Copy each line that contains the word "this".
══ Data extract
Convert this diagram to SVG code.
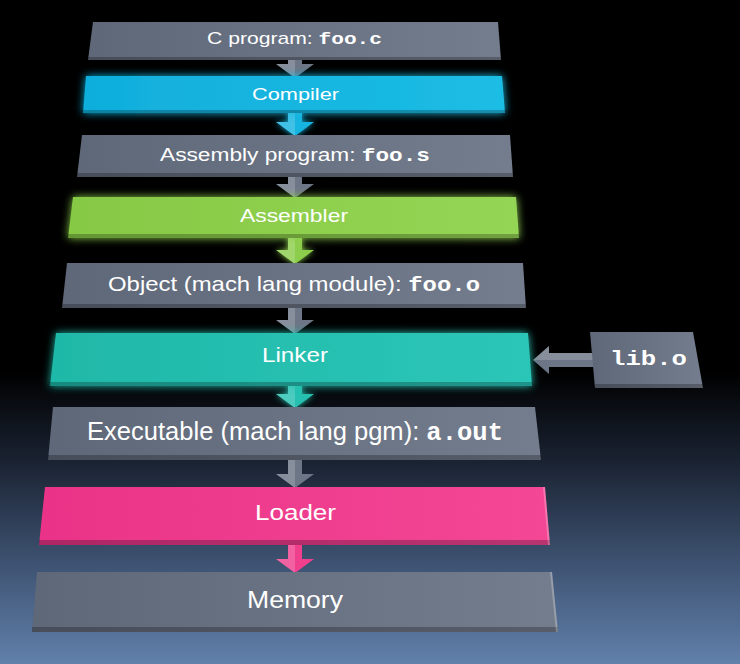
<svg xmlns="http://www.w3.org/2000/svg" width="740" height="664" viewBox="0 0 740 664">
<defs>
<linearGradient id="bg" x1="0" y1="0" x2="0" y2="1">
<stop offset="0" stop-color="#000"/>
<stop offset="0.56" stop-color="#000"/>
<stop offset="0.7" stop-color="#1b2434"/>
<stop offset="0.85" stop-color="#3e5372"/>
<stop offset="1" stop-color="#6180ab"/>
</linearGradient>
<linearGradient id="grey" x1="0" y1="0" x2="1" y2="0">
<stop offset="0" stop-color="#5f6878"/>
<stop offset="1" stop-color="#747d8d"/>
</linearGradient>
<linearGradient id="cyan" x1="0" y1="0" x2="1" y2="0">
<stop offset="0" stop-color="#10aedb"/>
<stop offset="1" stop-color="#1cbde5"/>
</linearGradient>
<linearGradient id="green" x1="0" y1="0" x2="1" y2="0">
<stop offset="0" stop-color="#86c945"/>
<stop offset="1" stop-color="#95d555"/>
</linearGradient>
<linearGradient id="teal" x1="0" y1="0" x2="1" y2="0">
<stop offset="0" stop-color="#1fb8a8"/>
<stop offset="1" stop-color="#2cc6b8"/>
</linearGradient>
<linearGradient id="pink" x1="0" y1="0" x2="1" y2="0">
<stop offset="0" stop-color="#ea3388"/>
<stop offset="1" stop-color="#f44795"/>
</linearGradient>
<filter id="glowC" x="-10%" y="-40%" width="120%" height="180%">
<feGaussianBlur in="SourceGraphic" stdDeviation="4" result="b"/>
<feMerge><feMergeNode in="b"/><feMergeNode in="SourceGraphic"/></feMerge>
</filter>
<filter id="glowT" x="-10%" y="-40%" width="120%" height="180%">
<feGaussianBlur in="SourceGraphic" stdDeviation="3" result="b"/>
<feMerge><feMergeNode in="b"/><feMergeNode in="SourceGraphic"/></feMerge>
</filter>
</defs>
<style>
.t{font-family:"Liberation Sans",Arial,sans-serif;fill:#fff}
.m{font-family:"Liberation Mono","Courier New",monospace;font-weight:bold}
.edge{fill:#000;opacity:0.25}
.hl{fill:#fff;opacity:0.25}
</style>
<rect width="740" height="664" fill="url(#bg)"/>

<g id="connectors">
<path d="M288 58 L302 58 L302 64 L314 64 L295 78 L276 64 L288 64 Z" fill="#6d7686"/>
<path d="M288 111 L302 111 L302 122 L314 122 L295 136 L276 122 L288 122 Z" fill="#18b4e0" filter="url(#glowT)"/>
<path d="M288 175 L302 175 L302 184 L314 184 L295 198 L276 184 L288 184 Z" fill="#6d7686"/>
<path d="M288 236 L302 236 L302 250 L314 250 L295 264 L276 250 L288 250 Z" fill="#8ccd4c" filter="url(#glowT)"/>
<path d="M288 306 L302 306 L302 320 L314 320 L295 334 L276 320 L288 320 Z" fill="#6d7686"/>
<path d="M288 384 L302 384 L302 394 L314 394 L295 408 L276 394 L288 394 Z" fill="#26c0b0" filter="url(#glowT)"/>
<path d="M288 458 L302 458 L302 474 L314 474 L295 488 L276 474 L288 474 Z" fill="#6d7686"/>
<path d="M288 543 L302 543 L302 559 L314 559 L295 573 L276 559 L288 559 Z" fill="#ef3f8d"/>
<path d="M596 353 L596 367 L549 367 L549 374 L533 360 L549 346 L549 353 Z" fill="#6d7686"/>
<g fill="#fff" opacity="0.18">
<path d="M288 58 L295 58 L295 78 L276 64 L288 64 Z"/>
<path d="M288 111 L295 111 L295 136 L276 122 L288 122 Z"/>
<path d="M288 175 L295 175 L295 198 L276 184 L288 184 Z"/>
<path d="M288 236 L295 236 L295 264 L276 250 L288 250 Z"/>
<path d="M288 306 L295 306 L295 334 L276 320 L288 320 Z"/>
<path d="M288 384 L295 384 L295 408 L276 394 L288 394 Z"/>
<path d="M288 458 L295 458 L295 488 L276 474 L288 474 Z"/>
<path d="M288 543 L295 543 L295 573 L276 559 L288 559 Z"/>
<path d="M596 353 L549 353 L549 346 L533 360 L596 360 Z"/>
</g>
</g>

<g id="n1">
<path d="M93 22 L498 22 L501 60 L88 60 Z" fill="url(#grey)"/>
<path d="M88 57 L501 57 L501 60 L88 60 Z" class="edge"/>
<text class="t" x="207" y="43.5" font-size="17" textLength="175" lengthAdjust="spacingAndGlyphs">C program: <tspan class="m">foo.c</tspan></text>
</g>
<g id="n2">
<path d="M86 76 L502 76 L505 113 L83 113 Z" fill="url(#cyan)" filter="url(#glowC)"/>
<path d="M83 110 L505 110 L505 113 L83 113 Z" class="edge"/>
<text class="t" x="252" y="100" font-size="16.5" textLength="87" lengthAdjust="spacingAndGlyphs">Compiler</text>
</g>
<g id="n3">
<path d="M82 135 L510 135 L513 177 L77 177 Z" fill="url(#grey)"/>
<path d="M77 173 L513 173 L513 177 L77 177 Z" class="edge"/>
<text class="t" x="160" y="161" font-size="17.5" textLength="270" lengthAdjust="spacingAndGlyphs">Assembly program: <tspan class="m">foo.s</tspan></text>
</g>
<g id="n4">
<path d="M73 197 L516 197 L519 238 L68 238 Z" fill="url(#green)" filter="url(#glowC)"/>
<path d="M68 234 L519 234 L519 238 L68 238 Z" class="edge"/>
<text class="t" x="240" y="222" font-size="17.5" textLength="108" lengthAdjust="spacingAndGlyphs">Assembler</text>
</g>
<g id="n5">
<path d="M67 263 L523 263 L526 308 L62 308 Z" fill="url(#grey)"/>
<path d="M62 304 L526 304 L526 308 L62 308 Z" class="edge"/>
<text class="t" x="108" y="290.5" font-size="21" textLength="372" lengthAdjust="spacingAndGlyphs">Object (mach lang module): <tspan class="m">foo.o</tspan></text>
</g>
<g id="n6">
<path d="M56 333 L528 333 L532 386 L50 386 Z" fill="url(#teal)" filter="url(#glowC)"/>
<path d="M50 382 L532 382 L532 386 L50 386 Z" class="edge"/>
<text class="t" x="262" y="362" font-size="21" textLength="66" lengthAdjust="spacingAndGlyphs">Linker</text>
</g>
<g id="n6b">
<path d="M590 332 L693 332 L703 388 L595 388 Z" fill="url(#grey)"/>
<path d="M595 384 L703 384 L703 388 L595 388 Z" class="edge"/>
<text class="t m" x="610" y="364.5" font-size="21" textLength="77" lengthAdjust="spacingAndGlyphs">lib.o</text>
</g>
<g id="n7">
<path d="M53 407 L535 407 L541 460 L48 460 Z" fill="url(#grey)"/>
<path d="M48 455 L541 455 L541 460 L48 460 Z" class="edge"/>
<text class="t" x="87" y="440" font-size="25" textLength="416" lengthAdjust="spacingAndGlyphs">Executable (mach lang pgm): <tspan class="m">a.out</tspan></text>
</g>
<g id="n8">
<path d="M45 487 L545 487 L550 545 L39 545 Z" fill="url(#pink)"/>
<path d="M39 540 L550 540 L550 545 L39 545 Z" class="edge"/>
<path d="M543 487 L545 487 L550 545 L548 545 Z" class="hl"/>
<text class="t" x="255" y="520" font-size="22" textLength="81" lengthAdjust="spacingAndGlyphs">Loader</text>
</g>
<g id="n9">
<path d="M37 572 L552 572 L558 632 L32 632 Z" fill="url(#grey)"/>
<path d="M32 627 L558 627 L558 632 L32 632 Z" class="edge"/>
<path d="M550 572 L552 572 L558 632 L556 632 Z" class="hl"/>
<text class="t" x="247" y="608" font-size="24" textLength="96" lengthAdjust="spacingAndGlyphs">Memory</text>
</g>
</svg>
════
══ Data extract
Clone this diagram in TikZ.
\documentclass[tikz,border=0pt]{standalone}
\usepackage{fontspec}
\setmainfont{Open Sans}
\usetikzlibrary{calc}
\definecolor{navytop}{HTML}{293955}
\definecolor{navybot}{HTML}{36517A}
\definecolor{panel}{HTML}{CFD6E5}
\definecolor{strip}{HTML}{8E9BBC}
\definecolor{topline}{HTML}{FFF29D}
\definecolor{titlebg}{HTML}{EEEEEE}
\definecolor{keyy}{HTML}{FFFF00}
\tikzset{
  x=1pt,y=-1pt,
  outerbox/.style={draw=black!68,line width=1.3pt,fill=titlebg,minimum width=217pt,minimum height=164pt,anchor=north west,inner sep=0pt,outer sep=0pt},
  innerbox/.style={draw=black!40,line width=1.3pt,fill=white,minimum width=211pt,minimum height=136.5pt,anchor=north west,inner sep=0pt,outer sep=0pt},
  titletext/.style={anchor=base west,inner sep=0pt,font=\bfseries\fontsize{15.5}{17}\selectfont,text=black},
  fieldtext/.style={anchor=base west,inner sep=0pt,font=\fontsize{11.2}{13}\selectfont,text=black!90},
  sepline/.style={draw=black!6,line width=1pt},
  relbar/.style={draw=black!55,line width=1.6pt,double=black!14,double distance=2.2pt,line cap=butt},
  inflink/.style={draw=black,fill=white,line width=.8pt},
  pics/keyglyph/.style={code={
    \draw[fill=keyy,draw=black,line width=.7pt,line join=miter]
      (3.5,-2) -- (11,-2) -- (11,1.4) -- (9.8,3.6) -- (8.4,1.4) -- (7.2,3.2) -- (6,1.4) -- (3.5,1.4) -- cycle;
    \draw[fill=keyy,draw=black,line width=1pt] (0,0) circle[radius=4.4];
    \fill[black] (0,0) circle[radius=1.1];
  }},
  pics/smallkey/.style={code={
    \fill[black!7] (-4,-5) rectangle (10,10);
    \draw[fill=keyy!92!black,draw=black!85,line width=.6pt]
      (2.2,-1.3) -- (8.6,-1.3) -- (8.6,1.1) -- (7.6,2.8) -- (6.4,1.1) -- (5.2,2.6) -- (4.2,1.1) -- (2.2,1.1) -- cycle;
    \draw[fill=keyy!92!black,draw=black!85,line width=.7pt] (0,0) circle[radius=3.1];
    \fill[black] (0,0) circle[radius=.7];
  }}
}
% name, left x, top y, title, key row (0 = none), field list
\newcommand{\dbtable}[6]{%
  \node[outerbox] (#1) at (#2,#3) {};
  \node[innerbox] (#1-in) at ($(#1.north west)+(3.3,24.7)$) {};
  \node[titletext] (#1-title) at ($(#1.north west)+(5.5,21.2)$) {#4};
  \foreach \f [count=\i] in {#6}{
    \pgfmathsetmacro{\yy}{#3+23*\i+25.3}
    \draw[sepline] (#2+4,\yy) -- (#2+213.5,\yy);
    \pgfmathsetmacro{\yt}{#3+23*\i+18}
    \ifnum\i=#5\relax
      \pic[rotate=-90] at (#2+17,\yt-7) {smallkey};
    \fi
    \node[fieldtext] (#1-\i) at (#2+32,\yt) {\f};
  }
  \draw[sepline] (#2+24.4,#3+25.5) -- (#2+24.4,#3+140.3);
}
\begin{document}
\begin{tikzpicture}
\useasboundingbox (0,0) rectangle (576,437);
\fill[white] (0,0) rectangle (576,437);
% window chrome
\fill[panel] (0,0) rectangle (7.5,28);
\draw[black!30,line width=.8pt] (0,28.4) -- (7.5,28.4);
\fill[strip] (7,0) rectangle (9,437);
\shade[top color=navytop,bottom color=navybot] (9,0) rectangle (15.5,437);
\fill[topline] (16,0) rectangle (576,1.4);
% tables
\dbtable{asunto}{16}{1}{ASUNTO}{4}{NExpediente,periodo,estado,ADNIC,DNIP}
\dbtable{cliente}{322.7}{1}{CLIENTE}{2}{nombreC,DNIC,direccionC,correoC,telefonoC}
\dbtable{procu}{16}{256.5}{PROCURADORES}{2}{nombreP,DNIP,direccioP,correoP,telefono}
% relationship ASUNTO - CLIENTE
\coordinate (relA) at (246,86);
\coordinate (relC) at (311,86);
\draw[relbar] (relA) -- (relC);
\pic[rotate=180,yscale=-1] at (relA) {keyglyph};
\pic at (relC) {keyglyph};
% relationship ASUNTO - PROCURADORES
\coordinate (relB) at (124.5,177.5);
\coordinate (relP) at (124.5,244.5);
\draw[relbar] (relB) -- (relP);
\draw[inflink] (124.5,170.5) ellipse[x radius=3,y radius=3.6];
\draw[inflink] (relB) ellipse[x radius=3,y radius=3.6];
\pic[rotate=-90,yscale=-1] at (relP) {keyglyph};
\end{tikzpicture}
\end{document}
════
══ Data extract
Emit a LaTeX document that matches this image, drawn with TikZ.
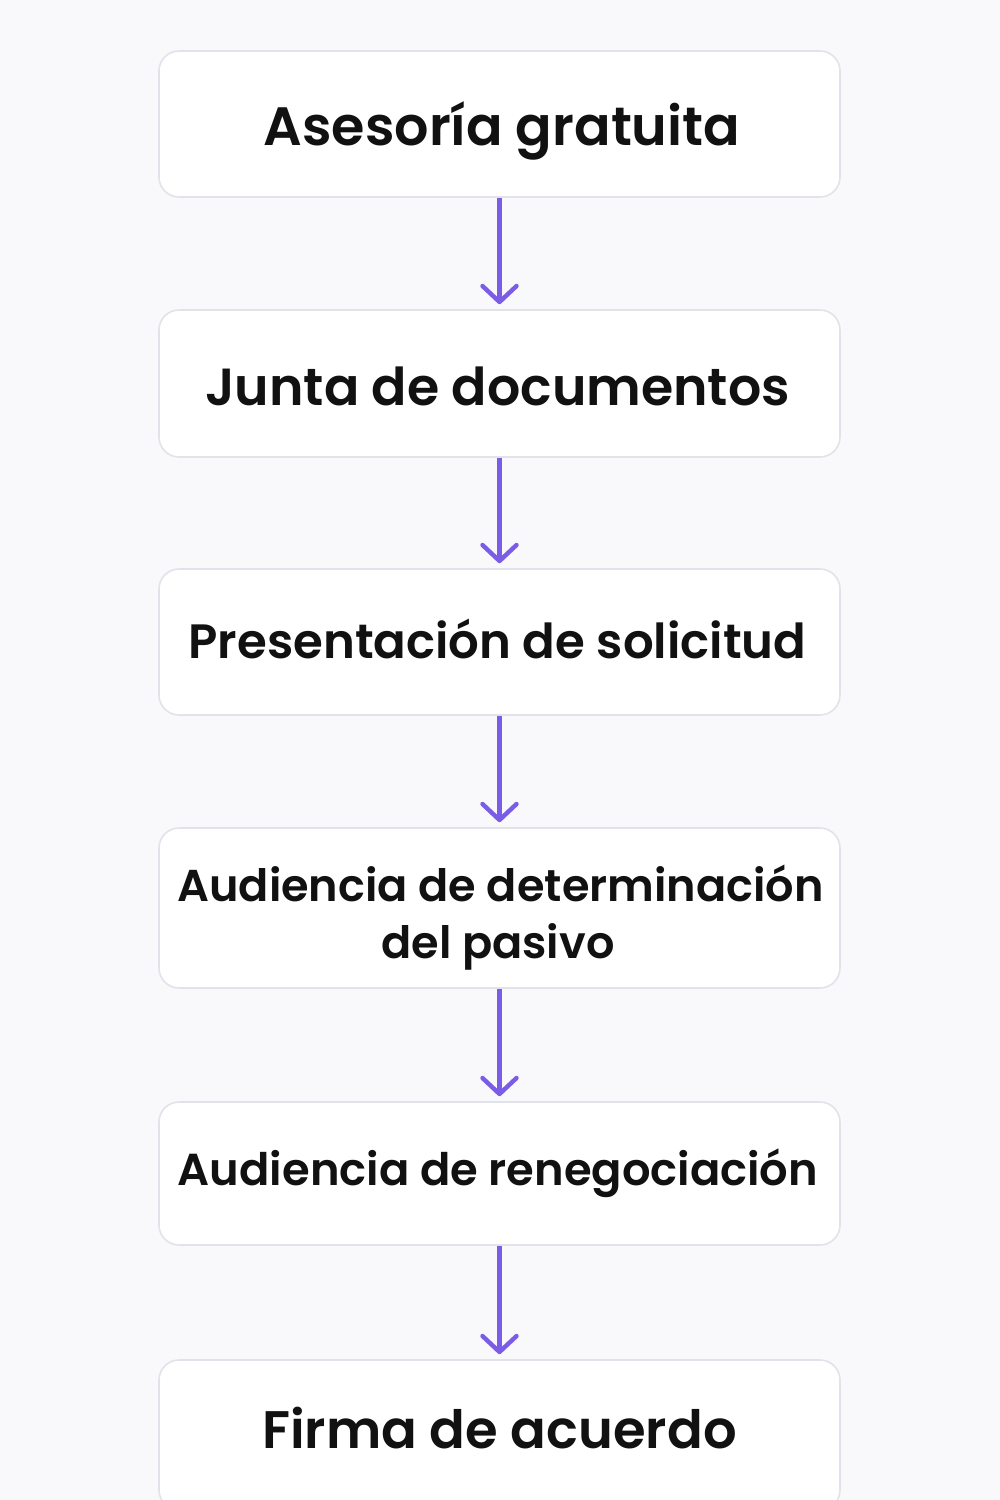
════
**Answer below**
Convert this diagram to SVG code.
Clone this diagram in TikZ.
Emit a LaTeX document that matches this image, drawn with TikZ.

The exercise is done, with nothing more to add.